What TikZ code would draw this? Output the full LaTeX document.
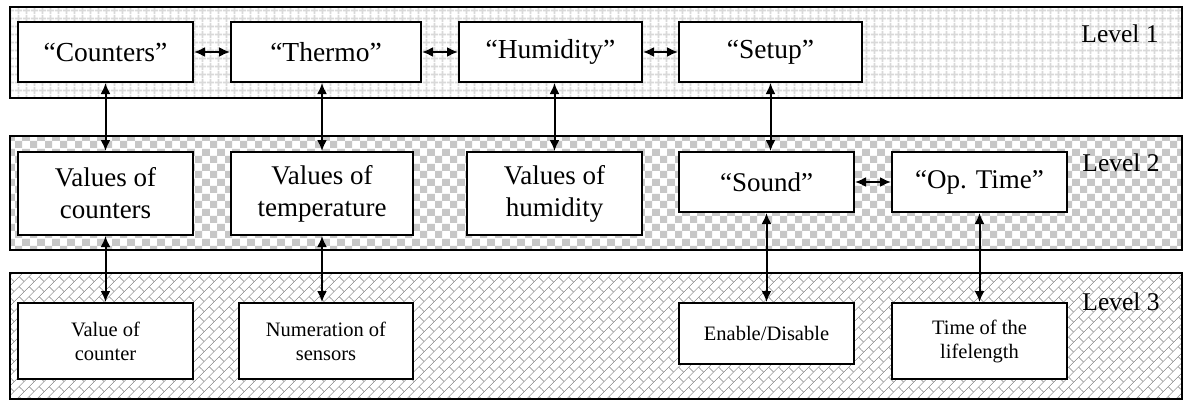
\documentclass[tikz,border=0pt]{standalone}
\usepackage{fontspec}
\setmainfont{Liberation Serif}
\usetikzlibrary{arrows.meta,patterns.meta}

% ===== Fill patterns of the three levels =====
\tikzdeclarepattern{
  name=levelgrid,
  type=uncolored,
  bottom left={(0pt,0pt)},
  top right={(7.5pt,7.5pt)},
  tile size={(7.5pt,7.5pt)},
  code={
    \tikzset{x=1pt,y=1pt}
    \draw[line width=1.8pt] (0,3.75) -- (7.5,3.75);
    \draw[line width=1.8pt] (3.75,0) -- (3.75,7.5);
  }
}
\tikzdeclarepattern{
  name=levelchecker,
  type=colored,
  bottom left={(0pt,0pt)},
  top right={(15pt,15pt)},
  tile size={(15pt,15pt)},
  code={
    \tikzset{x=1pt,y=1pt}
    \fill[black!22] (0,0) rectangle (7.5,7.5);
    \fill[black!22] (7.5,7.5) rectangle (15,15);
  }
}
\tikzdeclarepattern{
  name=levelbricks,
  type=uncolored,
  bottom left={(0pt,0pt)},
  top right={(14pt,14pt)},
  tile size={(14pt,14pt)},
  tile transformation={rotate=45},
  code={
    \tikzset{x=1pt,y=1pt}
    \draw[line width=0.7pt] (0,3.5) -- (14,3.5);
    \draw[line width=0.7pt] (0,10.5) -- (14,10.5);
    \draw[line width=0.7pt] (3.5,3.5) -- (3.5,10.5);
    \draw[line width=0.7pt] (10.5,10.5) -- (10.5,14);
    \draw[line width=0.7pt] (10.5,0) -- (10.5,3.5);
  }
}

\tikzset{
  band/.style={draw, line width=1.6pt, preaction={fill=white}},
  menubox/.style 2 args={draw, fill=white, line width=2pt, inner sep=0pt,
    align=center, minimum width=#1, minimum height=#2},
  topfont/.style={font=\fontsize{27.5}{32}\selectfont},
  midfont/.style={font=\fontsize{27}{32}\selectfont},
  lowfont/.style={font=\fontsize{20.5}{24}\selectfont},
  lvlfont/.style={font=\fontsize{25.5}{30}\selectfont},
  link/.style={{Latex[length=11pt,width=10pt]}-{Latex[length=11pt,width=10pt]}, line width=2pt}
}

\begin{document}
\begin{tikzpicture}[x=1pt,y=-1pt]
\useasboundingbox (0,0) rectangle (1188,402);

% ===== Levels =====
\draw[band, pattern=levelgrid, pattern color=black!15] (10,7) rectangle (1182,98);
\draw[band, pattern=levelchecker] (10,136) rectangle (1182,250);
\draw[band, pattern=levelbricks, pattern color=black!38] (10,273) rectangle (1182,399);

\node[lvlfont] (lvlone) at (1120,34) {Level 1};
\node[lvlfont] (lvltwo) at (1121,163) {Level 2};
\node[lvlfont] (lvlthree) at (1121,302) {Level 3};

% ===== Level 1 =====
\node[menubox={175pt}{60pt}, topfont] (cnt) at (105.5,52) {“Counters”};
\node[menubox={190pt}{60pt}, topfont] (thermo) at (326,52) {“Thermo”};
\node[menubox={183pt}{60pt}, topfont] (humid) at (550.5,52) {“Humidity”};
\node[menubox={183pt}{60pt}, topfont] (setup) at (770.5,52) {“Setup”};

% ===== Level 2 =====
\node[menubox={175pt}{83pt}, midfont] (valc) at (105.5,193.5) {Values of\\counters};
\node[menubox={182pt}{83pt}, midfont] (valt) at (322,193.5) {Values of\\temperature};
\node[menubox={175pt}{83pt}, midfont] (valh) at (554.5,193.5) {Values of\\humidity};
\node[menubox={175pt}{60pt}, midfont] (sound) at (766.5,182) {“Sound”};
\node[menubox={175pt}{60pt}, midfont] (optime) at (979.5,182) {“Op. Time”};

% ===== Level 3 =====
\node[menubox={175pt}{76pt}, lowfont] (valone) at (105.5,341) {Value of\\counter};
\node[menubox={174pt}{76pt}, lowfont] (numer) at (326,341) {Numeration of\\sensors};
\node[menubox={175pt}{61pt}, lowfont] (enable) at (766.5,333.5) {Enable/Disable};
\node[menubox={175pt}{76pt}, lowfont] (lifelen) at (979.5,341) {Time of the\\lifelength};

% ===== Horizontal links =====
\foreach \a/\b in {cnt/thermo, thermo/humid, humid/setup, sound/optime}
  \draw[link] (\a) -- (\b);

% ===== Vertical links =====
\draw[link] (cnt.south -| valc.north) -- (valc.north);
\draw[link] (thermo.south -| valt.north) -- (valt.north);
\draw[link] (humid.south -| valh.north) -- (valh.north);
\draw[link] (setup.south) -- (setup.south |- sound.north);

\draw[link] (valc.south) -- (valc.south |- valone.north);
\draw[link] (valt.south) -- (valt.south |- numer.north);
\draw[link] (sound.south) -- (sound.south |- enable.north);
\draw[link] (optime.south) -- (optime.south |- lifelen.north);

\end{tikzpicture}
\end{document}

> What the task requires
Without the pictures, transcribe the listing above exactly.

> Task answer
What TikZ code would draw this? Output the full LaTeX document.
\documentclass[tikz,border=0pt]{standalone}
\usepackage{fontspec}
\setmainfont{Liberation Serif}
\usetikzlibrary{arrows.meta,patterns.meta}

% ===== Fill patterns of the three levels =====
\tikzdeclarepattern{
  name=levelgrid,
  type=uncolored,
  bottom left={(0pt,0pt)},
  top right={(7.5pt,7.5pt)},
  tile size={(7.5pt,7.5pt)},
  code={
    \tikzset{x=1pt,y=1pt}
    \draw[line width=1.8pt] (0,3.75) -- (7.5,3.75);
    \draw[line width=1.8pt] (3.75,0) -- (3.75,7.5);
  }
}
\tikzdeclarepattern{
  name=levelchecker,
  type=colored,
  bottom left={(0pt,0pt)},
  top right={(15pt,15pt)},
  tile size={(15pt,15pt)},
  code={
    \tikzset{x=1pt,y=1pt}
    \fill[black!22] (0,0) rectangle (7.5,7.5);
    \fill[black!22] (7.5,7.5) rectangle (15,15);
  }
}
\tikzdeclarepattern{
  name=levelbricks,
  type=uncolored,
  bottom left={(0pt,0pt)},
  top right={(14pt,14pt)},
  tile size={(14pt,14pt)},
  tile transformation={rotate=45},
  code={
    \tikzset{x=1pt,y=1pt}
    \draw[line width=0.7pt] (0,3.5) -- (14,3.5);
    \draw[line width=0.7pt] (0,10.5) -- (14,10.5);
    \draw[line width=0.7pt] (3.5,3.5) -- (3.5,10.5);
    \draw[line width=0.7pt] (10.5,10.5) -- (10.5,14);
    \draw[line width=0.7pt] (10.5,0) -- (10.5,3.5);
  }
}

\tikzset{
  band/.style={draw, line width=1.6pt, preaction={fill=white}},
  menubox/.style 2 args={draw, fill=white, line width=2pt, inner sep=0pt,
    align=center, minimum width=#1, minimum height=#2},
  topfont/.style={font=\fontsize{27.5}{32}\selectfont},
  midfont/.style={font=\fontsize{27}{32}\selectfont},
  lowfont/.style={font=\fontsize{20.5}{24}\selectfont},
  lvlfont/.style={font=\fontsize{25.5}{30}\selectfont},
  link/.style={{Latex[length=11pt,width=10pt]}-{Latex[length=11pt,width=10pt]}, line width=2pt}
}

\begin{document}
\begin{tikzpicture}[x=1pt,y=-1pt]
\useasboundingbox (0,0) rectangle (1188,402);

% ===== Levels =====
\draw[band, pattern=levelgrid, pattern color=black!15] (10,7) rectangle (1182,98);
\draw[band, pattern=levelchecker] (10,136) rectangle (1182,250);
\draw[band, pattern=levelbricks, pattern color=black!38] (10,273) rectangle (1182,399);

\node[lvlfont] (lvlone) at (1120,34) {Level 1};
\node[lvlfont] (lvltwo) at (1121,163) {Level 2};
\node[lvlfont] (lvlthree) at (1121,302) {Level 3};

% ===== Level 1 =====
\node[menubox={175pt}{60pt}, topfont] (cnt) at (105.5,52) {“Counters”};
\node[menubox={190pt}{60pt}, topfont] (thermo) at (326,52) {“Thermo”};
\node[menubox={183pt}{60pt}, topfont] (humid) at (550.5,52) {“Humidity”};
\node[menubox={183pt}{60pt}, topfont] (setup) at (770.5,52) {“Setup”};

% ===== Level 2 =====
\node[menubox={175pt}{83pt}, midfont] (valc) at (105.5,193.5) {Values of\\counters};
\node[menubox={182pt}{83pt}, midfont] (valt) at (322,193.5) {Values of\\temperature};
\node[menubox={175pt}{83pt}, midfont] (valh) at (554.5,193.5) {Values of\\humidity};
\node[menubox={175pt}{60pt}, midfont] (sound) at (766.5,182) {“Sound”};
\node[menubox={175pt}{60pt}, midfont] (optime) at (979.5,182) {“Op. Time”};

% ===== Level 3 =====
\node[menubox={175pt}{76pt}, lowfont] (valone) at (105.5,341) {Value of\\counter};
\node[menubox={174pt}{76pt}, lowfont] (numer) at (326,341) {Numeration of\\sensors};
\node[menubox={175pt}{61pt}, lowfont] (enable) at (766.5,333.5) {Enable/Disable};
\node[menubox={175pt}{76pt}, lowfont] (lifelen) at (979.5,341) {Time of the\\lifelength};

% ===== Horizontal links =====
\foreach \a/\b in {cnt/thermo, thermo/humid, humid/setup, sound/optime}
  \draw[link] (\a) -- (\b);

% ===== Vertical links =====
\draw[link] (cnt.south -| valc.north) -- (valc.north);
\draw[link] (thermo.south -| valt.north) -- (valt.north);
\draw[link] (humid.south -| valh.north) -- (valh.north);
\draw[link] (setup.south) -- (setup.south |- sound.north);

\draw[link] (valc.south) -- (valc.south |- valone.north);
\draw[link] (valt.south) -- (valt.south |- numer.north);
\draw[link] (sound.south) -- (sound.south |- enable.north);
\draw[link] (optime.south) -- (optime.south |- lifelen.north);

\end{tikzpicture}
\end{document}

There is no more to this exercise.